-- start --

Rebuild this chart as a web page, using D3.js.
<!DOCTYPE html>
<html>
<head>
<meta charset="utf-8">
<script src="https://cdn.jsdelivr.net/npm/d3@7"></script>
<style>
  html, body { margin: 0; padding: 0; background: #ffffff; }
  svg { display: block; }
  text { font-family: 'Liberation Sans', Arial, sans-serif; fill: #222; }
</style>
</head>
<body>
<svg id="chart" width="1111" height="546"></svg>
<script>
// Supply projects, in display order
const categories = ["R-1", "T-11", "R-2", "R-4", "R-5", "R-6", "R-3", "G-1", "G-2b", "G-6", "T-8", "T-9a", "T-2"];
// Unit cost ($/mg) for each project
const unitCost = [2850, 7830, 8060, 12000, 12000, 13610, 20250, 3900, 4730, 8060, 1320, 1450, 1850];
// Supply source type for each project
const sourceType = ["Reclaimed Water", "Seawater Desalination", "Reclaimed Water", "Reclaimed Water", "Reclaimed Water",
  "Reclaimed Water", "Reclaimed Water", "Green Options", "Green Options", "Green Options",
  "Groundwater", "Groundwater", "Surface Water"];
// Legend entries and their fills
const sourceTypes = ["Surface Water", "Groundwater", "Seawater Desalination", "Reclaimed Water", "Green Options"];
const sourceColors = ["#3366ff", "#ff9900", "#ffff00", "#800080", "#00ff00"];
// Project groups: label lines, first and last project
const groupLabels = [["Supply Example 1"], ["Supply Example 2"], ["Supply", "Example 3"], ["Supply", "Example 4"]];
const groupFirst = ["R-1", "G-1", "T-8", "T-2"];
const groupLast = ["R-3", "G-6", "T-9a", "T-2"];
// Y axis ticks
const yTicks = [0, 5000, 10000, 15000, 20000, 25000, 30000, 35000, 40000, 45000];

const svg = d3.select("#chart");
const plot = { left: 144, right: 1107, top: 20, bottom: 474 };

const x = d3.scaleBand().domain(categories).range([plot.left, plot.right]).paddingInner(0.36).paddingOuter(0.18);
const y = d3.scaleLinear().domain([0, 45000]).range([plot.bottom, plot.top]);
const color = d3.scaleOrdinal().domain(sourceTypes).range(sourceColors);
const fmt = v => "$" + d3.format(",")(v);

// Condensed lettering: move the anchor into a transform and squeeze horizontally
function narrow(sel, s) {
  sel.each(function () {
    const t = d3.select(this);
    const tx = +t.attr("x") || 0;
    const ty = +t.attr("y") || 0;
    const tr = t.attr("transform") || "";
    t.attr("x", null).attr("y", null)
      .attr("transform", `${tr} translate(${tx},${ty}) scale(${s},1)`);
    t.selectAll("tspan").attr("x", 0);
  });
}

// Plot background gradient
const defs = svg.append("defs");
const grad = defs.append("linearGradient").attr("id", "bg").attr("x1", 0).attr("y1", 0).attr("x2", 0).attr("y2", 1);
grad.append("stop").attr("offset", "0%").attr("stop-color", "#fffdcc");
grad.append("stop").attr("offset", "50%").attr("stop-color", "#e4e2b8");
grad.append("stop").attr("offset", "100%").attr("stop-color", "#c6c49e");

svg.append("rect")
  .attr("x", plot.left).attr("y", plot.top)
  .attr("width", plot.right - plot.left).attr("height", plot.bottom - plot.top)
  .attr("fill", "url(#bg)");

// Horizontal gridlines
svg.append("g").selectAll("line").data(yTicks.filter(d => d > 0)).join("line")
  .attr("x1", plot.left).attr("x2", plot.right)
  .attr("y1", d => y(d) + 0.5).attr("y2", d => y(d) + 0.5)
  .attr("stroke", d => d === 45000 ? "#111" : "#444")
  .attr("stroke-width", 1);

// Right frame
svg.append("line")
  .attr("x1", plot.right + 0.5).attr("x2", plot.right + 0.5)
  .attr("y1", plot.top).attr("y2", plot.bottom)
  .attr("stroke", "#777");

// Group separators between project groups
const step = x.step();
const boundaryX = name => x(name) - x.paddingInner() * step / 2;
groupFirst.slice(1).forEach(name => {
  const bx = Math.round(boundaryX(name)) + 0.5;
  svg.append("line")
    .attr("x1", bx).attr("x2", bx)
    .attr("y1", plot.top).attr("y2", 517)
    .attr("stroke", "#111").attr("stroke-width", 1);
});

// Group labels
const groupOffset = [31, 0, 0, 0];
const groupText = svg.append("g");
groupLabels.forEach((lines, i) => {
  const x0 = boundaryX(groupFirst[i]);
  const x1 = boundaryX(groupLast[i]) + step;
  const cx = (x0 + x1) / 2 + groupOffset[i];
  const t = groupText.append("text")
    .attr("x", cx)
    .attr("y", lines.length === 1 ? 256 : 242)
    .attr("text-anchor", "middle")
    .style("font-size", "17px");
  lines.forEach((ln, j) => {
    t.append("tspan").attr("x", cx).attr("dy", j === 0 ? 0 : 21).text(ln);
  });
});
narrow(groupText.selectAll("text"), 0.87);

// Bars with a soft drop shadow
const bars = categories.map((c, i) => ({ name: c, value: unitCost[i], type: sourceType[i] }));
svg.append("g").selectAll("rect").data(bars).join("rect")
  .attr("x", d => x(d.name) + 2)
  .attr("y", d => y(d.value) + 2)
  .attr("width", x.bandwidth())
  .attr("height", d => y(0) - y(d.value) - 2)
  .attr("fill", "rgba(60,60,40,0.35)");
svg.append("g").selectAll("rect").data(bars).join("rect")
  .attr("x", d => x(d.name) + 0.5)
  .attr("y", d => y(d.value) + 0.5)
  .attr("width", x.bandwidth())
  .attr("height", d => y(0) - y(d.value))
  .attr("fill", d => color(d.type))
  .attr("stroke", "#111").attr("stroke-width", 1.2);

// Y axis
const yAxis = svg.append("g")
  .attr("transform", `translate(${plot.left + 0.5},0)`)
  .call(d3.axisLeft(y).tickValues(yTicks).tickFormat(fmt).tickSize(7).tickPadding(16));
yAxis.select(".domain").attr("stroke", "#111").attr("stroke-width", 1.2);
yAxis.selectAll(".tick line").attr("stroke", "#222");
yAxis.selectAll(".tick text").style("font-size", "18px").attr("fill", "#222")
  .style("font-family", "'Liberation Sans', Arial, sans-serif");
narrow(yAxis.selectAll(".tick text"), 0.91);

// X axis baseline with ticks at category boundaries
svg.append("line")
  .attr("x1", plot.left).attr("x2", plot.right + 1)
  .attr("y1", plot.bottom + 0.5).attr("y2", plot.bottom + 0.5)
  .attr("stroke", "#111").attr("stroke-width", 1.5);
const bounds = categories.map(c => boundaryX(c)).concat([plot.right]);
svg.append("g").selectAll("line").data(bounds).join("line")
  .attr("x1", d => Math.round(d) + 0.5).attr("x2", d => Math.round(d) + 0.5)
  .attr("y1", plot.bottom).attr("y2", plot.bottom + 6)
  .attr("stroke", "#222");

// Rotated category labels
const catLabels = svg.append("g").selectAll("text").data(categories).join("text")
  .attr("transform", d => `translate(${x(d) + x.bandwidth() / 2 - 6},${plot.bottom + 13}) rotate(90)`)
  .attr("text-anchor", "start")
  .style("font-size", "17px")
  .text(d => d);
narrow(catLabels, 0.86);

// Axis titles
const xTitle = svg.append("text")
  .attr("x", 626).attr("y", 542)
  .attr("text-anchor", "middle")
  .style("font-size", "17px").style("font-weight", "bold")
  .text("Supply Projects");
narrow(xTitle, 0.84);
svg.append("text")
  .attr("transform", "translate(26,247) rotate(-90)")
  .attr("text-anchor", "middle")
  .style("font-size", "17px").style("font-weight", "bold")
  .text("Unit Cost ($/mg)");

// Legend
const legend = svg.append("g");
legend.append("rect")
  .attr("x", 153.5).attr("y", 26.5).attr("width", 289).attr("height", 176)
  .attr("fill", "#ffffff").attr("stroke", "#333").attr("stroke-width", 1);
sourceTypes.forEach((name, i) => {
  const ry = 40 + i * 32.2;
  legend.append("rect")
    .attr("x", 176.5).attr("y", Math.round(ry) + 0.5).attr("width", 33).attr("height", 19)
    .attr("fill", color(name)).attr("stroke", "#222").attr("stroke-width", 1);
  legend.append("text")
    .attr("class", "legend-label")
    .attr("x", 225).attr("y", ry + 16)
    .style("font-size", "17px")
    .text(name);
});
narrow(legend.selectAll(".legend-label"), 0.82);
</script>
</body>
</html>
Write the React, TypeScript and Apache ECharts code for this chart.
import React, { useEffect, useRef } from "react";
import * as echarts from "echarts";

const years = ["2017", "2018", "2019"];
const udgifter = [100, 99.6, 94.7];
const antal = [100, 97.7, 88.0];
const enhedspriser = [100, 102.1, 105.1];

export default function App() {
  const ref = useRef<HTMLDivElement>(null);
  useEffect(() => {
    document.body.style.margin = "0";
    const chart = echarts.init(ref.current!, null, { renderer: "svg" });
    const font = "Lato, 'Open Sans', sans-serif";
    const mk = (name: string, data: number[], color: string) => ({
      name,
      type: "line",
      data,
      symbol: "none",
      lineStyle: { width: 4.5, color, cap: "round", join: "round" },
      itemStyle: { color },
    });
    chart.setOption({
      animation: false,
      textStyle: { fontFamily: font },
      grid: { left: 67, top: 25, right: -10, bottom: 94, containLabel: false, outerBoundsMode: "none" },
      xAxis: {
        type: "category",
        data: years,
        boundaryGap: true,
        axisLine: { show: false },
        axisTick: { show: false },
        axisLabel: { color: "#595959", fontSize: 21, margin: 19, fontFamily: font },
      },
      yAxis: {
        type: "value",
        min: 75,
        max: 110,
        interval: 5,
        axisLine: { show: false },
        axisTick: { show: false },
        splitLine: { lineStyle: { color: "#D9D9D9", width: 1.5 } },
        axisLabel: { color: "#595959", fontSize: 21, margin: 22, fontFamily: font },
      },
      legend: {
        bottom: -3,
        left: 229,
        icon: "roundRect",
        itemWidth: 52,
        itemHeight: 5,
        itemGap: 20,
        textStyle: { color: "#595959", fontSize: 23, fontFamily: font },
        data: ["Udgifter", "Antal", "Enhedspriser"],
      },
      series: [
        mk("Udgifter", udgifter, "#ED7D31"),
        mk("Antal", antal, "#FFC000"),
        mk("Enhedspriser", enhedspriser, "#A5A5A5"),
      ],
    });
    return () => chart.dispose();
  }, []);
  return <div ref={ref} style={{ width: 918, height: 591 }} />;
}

-- end --

The exercise: In the listing above, reproduce the first line and each one after it through the line that contains "const fmt = v".

Solution to this exercise:
Rebuild this chart as a web page, using D3.js.
<!DOCTYPE html>
<html>
<head>
<meta charset="utf-8">
<script src="https://cdn.jsdelivr.net/npm/d3@7"></script>
<style>
  html, body { margin: 0; padding: 0; background: #ffffff; }
  svg { display: block; }
  text { font-family: 'Liberation Sans', Arial, sans-serif; fill: #222; }
</style>
</head>
<body>
<svg id="chart" width="1111" height="546"></svg>
<script>
// Supply projects, in display order
const categories = ["R-1", "T-11", "R-2", "R-4", "R-5", "R-6", "R-3", "G-1", "G-2b", "G-6", "T-8", "T-9a", "T-2"];
// Unit cost ($/mg) for each project
const unitCost = [2850, 7830, 8060, 12000, 12000, 13610, 20250, 3900, 4730, 8060, 1320, 1450, 1850];
// Supply source type for each project
const sourceType = ["Reclaimed Water", "Seawater Desalination", "Reclaimed Water", "Reclaimed Water", "Reclaimed Water",
  "Reclaimed Water", "Reclaimed Water", "Green Options", "Green Options", "Green Options",
  "Groundwater", "Groundwater", "Surface Water"];
// Legend entries and their fills
const sourceTypes = ["Surface Water", "Groundwater", "Seawater Desalination", "Reclaimed Water", "Green Options"];
const sourceColors = ["#3366ff", "#ff9900", "#ffff00", "#800080", "#00ff00"];
// Project groups: label lines, first and last project
const groupLabels = [["Supply Example 1"], ["Supply Example 2"], ["Supply", "Example 3"], ["Supply", "Example 4"]];
const groupFirst = ["R-1", "G-1", "T-8", "T-2"];
const groupLast = ["R-3", "G-6", "T-9a", "T-2"];
// Y axis ticks
const yTicks = [0, 5000, 10000, 15000, 20000, 25000, 30000, 35000, 40000, 45000];

const svg = d3.select("#chart");
const plot = { left: 144, right: 1107, top: 20, bottom: 474 };

const x = d3.scaleBand().domain(categories).range([plot.left, plot.right]).paddingInner(0.36).paddingOuter(0.18);
const y = d3.scaleLinear().domain([0, 45000]).range([plot.bottom, plot.top]);
const color = d3.scaleOrdinal().domain(sourceTypes).range(sourceColors);
const fmt = v => "$" + d3.format(",")(v);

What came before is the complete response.